Directions for this task: In this exercise, print only the lines of the records below from the one with "Emit a LaTeX" through the one with "(1256.5,6.5) -- (1256.5,740);", inclusive. Pictures are not part of the copy.

Information supplied:
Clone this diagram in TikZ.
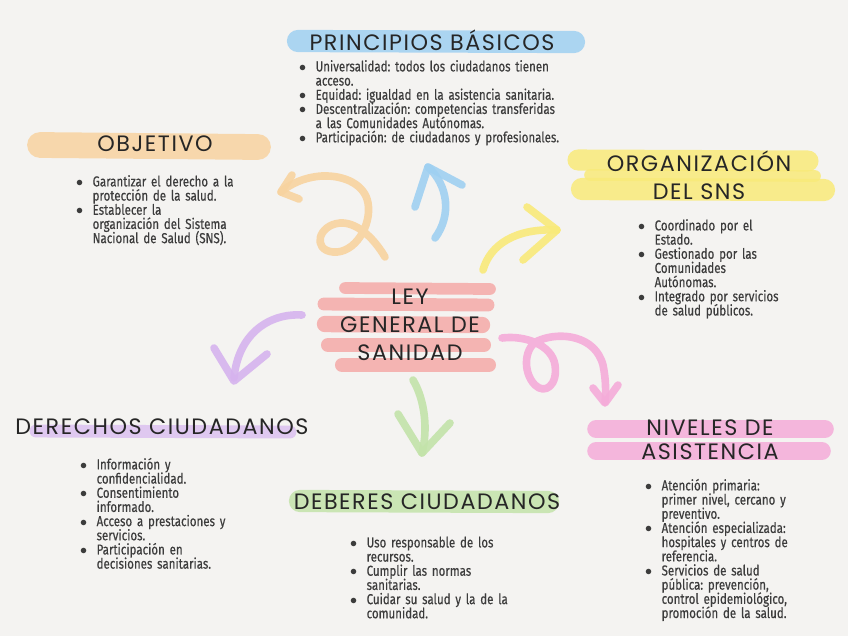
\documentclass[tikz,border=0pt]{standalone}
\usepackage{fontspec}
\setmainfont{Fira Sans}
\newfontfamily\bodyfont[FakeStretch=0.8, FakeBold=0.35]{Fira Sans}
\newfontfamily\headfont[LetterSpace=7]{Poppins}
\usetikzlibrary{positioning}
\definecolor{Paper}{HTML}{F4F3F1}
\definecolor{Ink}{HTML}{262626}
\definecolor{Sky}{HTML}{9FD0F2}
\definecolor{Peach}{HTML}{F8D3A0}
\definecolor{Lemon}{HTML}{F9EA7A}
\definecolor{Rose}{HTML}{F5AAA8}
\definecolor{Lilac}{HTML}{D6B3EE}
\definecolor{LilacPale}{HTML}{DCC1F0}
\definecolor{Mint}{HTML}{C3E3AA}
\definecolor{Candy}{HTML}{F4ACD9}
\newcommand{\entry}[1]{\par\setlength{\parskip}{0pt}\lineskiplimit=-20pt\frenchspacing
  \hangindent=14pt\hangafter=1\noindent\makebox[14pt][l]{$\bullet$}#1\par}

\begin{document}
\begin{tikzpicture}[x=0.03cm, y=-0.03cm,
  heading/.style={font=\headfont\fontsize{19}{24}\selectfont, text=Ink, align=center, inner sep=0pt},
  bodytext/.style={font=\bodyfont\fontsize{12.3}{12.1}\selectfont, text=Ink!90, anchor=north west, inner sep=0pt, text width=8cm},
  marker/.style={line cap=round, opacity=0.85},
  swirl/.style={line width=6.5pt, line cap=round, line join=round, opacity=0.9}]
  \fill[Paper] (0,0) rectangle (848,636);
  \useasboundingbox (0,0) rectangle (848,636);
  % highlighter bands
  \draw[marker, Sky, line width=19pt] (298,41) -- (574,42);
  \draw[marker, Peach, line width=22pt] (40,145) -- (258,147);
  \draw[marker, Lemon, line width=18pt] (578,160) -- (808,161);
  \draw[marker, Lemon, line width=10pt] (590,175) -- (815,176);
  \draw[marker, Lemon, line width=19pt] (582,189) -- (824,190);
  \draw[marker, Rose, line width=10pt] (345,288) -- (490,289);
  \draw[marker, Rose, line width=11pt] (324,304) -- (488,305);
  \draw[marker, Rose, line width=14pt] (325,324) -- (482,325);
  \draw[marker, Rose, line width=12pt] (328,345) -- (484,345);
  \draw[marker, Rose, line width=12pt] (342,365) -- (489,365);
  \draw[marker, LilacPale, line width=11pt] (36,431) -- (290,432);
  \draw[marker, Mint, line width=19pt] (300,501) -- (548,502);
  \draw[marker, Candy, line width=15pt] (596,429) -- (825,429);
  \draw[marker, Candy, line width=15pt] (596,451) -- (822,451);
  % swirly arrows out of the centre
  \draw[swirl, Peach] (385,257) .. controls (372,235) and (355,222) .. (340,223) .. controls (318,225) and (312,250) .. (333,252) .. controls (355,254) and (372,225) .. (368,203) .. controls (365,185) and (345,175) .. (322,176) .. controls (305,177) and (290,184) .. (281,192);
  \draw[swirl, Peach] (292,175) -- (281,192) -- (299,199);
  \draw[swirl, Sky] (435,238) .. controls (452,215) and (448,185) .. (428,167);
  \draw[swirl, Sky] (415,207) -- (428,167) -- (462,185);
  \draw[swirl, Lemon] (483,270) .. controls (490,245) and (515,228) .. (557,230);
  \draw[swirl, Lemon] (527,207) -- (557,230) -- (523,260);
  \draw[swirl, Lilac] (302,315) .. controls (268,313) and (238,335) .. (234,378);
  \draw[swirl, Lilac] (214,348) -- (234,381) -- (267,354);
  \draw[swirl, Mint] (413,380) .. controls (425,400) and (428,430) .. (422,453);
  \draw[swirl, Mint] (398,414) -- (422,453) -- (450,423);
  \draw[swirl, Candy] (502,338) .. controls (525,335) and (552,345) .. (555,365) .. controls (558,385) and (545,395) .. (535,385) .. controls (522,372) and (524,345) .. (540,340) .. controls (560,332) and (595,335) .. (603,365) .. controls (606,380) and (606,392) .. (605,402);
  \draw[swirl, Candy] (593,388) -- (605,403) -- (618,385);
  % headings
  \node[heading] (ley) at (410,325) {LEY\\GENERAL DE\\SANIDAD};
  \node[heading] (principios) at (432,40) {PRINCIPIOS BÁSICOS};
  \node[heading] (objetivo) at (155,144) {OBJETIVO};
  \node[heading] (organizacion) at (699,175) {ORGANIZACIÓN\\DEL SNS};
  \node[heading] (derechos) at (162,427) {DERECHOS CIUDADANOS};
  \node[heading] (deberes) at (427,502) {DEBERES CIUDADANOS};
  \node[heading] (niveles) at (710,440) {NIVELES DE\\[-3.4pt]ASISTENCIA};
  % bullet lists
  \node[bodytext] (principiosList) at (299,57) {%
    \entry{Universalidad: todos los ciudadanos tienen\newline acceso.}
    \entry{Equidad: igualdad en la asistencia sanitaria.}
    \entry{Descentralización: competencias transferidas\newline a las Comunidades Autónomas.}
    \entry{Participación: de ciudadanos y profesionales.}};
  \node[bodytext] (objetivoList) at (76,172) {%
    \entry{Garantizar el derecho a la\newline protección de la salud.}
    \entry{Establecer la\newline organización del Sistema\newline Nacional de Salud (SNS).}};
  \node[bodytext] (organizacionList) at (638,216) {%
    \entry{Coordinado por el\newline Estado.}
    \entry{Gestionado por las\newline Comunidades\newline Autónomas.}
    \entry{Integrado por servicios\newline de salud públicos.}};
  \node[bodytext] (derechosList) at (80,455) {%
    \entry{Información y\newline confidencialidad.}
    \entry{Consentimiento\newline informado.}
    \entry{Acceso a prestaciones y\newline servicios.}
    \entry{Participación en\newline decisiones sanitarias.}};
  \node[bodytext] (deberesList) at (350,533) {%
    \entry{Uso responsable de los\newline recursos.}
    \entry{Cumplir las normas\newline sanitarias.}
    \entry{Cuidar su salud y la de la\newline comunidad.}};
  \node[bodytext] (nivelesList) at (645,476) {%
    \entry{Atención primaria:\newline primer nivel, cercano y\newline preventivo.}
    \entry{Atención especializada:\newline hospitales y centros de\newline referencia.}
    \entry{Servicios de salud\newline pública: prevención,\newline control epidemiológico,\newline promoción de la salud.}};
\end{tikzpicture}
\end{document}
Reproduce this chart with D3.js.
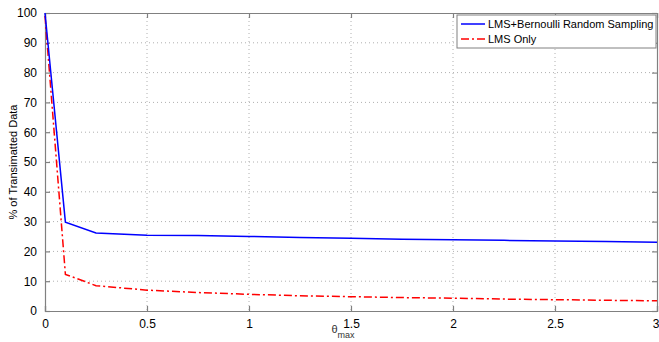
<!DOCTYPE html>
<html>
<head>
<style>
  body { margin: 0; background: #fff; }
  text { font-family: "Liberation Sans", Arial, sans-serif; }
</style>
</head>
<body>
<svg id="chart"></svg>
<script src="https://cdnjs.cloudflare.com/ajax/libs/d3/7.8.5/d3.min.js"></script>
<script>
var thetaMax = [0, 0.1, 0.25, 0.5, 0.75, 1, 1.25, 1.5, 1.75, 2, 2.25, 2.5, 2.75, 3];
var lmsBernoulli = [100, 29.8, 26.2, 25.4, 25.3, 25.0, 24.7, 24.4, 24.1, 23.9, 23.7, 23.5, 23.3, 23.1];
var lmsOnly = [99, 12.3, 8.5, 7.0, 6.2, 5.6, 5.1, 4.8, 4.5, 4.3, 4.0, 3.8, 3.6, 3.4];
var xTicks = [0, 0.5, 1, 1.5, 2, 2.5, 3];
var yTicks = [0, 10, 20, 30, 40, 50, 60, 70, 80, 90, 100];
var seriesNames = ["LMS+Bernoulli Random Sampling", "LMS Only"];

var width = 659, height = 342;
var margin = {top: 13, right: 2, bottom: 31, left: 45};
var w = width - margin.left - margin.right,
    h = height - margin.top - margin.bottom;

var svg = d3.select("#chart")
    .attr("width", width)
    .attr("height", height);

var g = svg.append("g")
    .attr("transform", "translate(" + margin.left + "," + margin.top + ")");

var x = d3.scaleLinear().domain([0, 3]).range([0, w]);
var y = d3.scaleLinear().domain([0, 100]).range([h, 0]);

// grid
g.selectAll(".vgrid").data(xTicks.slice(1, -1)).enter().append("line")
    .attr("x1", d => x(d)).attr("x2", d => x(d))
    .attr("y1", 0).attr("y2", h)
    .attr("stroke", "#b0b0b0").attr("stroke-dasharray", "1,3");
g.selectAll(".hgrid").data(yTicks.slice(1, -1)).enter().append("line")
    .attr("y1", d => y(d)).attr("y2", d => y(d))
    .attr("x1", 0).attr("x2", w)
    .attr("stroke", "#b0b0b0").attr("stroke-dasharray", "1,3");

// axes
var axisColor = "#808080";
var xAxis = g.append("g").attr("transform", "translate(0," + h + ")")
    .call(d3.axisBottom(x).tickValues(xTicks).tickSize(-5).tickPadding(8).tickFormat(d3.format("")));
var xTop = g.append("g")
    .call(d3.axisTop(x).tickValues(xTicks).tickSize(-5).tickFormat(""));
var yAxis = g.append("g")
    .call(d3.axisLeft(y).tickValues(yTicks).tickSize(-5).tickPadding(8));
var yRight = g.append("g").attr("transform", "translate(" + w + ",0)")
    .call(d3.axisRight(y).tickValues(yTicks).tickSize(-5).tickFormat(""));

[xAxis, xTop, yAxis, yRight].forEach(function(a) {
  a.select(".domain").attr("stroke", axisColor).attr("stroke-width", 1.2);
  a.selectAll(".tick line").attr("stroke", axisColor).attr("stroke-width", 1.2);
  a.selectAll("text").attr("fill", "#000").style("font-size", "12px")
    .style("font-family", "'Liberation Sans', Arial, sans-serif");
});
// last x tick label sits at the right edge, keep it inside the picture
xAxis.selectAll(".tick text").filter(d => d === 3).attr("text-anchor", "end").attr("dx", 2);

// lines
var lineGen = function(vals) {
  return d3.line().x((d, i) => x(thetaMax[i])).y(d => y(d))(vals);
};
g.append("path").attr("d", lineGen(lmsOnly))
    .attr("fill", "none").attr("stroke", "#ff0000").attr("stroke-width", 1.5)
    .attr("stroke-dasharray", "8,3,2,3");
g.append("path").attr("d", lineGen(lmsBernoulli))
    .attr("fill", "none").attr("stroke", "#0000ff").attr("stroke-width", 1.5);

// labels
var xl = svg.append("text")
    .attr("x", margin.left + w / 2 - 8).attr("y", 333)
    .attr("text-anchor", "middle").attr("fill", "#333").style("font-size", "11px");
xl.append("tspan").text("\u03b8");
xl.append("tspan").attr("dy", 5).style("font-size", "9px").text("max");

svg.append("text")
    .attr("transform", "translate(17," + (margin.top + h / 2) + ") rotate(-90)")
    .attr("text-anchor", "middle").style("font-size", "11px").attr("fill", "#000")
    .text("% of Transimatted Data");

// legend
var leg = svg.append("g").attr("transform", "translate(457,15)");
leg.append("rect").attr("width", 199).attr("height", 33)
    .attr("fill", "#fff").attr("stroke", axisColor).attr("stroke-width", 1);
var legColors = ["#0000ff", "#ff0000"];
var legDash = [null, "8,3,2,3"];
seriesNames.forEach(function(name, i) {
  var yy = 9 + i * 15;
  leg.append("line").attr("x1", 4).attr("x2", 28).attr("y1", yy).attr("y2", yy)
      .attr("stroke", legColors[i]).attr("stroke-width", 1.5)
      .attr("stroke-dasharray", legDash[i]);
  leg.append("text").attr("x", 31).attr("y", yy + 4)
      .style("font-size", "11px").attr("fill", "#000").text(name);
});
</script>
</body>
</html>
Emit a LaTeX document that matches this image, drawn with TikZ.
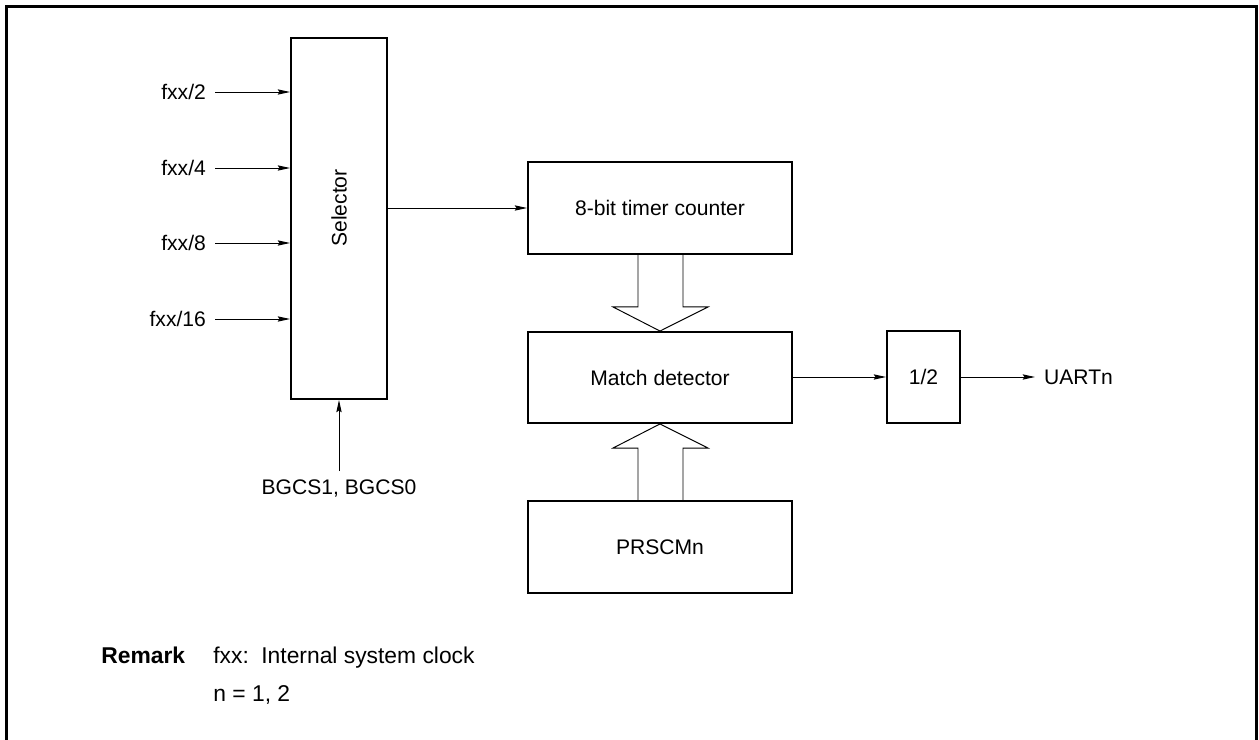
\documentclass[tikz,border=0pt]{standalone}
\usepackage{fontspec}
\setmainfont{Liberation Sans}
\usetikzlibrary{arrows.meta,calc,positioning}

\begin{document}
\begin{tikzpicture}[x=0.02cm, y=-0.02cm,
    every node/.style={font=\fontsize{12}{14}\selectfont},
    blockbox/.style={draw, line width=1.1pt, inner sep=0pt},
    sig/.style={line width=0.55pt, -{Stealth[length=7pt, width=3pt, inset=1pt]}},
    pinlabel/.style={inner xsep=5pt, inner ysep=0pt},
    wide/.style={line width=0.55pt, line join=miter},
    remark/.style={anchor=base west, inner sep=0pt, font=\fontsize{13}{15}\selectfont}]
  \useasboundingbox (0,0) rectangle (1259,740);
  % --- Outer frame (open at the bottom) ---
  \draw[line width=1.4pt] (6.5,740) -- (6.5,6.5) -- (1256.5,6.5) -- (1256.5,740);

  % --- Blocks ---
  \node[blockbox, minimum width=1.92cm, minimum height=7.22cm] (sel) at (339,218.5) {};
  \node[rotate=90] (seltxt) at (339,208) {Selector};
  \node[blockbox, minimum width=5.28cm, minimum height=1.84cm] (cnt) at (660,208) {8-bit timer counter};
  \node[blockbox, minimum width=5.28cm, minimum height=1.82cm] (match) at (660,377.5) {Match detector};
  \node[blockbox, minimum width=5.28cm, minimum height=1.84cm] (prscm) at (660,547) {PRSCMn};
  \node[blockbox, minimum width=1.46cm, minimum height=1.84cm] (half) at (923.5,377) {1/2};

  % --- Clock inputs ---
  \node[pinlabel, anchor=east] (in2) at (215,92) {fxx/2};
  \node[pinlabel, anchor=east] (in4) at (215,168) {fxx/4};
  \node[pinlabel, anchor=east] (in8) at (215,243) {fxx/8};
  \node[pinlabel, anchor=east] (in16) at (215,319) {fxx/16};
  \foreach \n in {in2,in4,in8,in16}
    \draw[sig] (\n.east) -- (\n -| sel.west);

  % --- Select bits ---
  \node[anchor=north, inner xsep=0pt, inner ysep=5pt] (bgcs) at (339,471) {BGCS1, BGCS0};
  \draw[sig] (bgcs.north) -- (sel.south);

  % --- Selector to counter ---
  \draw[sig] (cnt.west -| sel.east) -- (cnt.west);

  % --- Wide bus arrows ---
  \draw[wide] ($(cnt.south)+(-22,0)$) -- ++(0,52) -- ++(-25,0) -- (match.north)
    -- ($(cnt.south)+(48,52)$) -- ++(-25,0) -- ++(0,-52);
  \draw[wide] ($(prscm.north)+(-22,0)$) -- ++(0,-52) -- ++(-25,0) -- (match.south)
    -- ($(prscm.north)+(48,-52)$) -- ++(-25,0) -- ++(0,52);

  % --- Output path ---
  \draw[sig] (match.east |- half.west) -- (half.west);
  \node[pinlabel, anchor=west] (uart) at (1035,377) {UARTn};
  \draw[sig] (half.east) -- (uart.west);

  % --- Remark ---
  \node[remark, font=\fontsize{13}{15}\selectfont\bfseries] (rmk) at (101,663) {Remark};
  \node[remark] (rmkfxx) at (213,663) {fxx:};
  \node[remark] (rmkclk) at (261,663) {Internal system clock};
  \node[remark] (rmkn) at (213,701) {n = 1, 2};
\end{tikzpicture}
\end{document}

Answer to this exercise:
Emit a LaTeX document that matches this image, drawn with TikZ.
\documentclass[tikz,border=0pt]{standalone}
\usepackage{fontspec}
\setmainfont{Liberation Sans}
\usetikzlibrary{arrows.meta,calc,positioning}

\begin{document}
\begin{tikzpicture}[x=0.02cm, y=-0.02cm,
    every node/.style={font=\fontsize{12}{14}\selectfont},
    blockbox/.style={draw, line width=1.1pt, inner sep=0pt},
    sig/.style={line width=0.55pt, -{Stealth[length=7pt, width=3pt, inset=1pt]}},
    pinlabel/.style={inner xsep=5pt, inner ysep=0pt},
    wide/.style={line width=0.55pt, line join=miter},
    remark/.style={anchor=base west, inner sep=0pt, font=\fontsize{13}{15}\selectfont}]
  \useasboundingbox (0,0) rectangle (1259,740);
  % --- Outer frame (open at the bottom) ---
  \draw[line width=1.4pt] (6.5,740) -- (6.5,6.5) -- (1256.5,6.5) -- (1256.5,740);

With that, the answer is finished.